=== MATERIAL PROVIDED ===
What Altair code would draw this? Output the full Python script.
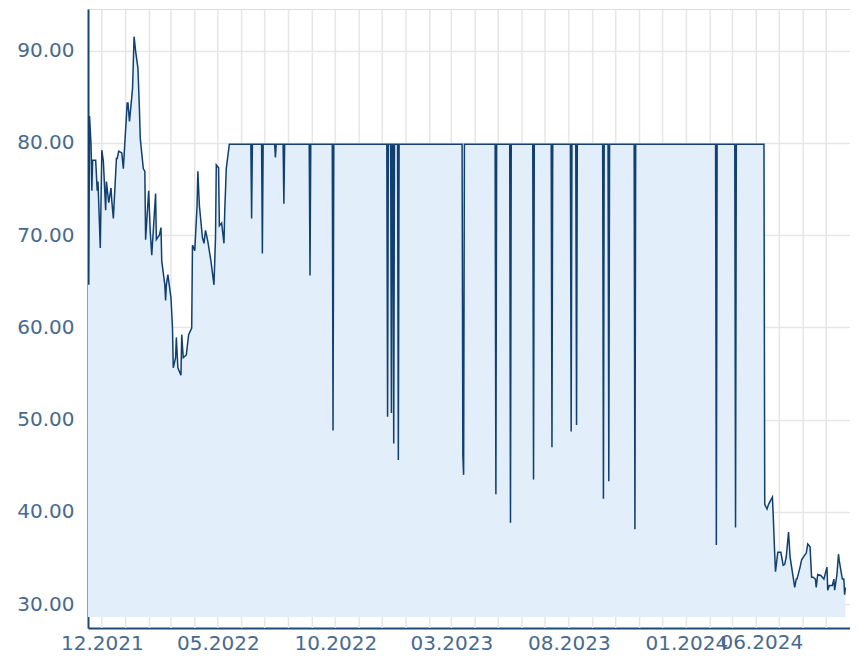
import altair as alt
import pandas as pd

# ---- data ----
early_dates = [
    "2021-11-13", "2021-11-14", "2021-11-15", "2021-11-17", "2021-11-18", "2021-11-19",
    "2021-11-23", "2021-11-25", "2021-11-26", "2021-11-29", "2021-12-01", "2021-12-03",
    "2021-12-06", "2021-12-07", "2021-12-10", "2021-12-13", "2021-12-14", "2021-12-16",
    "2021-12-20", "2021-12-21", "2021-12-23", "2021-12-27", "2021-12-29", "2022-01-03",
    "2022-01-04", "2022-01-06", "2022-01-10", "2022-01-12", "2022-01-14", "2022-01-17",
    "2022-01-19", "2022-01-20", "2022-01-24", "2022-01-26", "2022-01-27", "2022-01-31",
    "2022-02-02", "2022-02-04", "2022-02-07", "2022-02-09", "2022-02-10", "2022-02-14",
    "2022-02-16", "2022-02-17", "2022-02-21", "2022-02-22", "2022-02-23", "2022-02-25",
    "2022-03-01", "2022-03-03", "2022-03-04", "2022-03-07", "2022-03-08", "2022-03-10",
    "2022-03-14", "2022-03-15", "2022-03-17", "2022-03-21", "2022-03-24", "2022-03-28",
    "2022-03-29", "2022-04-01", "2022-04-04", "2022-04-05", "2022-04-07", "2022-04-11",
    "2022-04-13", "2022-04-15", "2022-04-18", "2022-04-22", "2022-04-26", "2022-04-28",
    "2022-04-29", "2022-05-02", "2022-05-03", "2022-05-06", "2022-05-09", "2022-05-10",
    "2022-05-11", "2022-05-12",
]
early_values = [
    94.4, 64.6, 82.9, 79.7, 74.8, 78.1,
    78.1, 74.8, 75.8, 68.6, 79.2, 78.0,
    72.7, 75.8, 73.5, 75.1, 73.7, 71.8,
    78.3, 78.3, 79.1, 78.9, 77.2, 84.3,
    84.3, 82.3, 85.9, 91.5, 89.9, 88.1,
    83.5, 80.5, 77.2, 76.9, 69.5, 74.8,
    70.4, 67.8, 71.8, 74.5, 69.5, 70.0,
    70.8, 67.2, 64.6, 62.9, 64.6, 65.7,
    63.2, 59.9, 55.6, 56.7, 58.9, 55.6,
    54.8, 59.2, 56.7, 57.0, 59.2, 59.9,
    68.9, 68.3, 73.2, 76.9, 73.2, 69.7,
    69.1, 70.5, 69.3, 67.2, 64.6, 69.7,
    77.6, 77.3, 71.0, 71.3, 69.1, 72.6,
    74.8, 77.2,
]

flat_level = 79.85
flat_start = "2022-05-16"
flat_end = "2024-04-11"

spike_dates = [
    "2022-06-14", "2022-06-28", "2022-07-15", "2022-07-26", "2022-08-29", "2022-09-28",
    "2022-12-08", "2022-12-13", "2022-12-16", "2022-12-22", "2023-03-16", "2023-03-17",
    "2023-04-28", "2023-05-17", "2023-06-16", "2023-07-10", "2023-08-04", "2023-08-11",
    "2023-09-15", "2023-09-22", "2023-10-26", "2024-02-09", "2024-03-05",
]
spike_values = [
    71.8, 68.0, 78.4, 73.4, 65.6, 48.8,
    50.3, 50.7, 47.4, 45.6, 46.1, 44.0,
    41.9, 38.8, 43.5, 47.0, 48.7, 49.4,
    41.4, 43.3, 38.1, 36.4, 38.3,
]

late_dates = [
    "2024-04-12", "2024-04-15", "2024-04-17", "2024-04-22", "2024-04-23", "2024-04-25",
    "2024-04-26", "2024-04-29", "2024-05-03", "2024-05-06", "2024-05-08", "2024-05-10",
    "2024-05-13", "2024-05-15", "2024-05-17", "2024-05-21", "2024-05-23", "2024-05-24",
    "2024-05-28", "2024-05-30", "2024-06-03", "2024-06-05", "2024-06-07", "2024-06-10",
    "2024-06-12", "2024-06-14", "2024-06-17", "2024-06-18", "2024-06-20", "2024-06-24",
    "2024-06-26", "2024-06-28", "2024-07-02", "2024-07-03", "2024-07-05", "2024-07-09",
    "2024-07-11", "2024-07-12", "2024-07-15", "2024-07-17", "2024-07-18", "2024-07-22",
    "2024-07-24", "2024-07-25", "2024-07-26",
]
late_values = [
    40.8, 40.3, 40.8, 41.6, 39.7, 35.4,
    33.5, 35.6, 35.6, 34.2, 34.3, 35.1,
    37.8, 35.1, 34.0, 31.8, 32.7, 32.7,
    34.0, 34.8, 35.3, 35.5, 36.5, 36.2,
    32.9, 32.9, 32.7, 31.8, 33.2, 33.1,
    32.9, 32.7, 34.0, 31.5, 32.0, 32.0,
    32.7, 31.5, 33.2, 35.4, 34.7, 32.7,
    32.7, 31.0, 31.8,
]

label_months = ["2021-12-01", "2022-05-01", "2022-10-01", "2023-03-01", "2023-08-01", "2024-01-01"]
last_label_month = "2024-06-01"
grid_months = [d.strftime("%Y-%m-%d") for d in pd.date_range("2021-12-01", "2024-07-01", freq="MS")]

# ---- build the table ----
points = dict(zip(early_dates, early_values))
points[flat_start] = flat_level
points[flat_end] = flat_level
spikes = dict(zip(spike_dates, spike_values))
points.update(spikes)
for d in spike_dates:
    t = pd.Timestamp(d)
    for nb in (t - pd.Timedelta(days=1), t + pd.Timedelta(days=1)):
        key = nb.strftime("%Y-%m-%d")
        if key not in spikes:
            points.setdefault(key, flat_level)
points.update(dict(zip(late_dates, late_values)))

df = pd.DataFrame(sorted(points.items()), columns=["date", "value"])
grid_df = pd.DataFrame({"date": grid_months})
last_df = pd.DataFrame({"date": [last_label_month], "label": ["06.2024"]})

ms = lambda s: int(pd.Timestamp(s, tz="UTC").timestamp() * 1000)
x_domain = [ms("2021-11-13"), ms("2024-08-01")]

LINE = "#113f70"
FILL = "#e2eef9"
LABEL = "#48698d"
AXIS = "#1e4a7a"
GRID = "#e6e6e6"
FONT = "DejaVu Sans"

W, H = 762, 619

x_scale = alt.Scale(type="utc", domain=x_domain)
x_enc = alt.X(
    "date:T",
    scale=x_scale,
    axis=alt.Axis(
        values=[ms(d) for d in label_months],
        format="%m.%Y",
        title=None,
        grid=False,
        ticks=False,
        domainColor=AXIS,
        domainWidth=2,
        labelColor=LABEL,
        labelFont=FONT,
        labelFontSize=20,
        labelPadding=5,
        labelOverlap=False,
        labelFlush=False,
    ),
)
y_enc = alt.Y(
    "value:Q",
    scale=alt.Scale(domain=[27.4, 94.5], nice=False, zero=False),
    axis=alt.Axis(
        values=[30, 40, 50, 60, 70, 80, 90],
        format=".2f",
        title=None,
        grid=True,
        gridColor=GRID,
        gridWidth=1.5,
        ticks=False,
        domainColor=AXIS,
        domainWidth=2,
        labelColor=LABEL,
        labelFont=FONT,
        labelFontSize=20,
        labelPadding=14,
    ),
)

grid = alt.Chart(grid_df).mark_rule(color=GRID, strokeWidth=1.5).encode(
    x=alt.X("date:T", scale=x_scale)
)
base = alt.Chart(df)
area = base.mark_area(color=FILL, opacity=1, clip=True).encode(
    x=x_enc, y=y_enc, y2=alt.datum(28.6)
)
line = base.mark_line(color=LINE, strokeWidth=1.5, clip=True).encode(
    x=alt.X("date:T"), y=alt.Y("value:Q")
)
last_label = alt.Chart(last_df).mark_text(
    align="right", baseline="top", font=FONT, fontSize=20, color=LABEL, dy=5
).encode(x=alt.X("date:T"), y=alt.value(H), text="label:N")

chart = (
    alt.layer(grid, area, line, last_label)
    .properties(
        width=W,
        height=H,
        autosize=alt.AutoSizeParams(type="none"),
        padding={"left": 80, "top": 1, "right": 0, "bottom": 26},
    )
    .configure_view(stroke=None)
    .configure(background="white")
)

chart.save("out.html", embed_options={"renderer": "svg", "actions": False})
===
STATED EXERCISE:
Repeat only what lies between the start of the data and the end of the line containing "import pandas as pd", exactly, with pictures left out.

FINISHED ANSWER:
What Altair code would draw this? Output the full Python script.
import altair as alt
import pandas as pd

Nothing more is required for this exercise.